↓↓↓

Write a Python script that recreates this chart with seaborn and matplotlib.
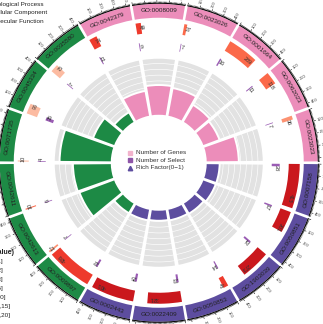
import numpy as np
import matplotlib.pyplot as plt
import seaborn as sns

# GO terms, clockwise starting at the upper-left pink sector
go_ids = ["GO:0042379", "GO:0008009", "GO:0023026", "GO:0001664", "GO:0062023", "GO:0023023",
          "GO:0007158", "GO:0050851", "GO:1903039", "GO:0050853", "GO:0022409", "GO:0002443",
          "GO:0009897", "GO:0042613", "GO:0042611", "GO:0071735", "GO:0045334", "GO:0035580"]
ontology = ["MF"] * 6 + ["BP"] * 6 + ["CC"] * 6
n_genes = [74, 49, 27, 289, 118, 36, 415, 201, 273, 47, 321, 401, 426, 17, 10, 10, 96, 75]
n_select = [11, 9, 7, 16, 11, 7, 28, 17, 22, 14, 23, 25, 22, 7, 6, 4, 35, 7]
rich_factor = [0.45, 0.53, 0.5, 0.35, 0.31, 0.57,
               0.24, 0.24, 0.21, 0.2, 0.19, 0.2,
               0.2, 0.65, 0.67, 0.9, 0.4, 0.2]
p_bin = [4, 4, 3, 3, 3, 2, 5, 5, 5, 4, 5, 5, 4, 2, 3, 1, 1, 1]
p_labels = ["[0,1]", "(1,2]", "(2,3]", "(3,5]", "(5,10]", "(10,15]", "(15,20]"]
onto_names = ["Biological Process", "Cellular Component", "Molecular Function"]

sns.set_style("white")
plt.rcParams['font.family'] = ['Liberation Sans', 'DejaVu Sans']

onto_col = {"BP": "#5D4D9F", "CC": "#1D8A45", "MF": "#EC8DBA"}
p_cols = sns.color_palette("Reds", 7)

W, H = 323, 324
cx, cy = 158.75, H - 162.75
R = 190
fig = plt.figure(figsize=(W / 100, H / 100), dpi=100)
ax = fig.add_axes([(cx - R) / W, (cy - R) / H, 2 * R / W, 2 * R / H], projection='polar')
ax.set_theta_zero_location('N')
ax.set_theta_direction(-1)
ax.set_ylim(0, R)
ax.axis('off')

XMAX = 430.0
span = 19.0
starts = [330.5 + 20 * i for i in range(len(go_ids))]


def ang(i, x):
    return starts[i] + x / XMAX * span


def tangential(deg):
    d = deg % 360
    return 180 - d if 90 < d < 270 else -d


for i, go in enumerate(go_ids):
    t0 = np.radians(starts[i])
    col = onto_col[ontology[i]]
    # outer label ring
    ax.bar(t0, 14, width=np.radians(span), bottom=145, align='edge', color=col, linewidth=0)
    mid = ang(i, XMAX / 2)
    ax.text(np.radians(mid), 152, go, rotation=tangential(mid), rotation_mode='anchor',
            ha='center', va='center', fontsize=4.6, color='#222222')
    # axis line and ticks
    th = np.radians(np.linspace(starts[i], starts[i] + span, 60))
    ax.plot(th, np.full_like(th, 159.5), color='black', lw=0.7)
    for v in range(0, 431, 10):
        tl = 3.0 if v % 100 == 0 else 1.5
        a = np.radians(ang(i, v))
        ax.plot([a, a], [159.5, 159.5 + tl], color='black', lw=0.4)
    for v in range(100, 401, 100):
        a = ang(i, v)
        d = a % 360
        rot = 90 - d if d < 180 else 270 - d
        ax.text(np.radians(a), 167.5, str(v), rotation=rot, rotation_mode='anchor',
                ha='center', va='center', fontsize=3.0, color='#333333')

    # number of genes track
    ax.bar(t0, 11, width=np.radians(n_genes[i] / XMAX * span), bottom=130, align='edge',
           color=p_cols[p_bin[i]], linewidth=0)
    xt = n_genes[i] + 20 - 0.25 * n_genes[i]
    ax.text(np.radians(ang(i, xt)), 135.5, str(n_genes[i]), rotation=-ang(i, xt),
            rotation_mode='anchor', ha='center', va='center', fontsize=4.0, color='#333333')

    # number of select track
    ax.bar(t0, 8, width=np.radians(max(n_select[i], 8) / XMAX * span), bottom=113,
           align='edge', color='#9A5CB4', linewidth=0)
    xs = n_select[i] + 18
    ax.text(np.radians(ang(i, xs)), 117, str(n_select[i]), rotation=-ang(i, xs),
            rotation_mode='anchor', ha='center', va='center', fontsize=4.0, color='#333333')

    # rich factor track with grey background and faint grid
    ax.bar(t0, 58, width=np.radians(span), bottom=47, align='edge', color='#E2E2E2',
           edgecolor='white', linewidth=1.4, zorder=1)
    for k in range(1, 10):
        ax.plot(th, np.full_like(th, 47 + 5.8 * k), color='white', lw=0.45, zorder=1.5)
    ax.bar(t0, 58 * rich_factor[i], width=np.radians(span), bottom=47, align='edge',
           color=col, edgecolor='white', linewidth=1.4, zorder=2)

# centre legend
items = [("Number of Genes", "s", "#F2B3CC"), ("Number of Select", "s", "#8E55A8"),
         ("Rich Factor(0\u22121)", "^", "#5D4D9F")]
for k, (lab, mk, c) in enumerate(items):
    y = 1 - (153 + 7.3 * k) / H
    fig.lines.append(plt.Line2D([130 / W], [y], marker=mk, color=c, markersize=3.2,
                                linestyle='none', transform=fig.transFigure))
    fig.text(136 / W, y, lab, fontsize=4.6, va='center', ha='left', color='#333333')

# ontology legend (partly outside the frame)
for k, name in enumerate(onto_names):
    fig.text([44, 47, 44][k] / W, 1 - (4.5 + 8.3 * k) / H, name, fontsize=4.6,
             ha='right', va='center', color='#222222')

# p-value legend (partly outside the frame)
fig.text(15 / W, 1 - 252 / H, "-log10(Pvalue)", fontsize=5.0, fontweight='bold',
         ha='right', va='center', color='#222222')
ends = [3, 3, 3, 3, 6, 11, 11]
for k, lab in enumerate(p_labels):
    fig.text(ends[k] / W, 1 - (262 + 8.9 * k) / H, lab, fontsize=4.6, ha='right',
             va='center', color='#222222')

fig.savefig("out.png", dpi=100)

↑↑↑

### YOUR GOAL
Print, exactly as written, the lines above from the first one to the one containing "import seaborn as sns". Leave out pictures.

### FINAL ANSWER
Write a Python script that recreates this chart with seaborn and matplotlib.
import numpy as np
import matplotlib.pyplot as plt
import seaborn as sns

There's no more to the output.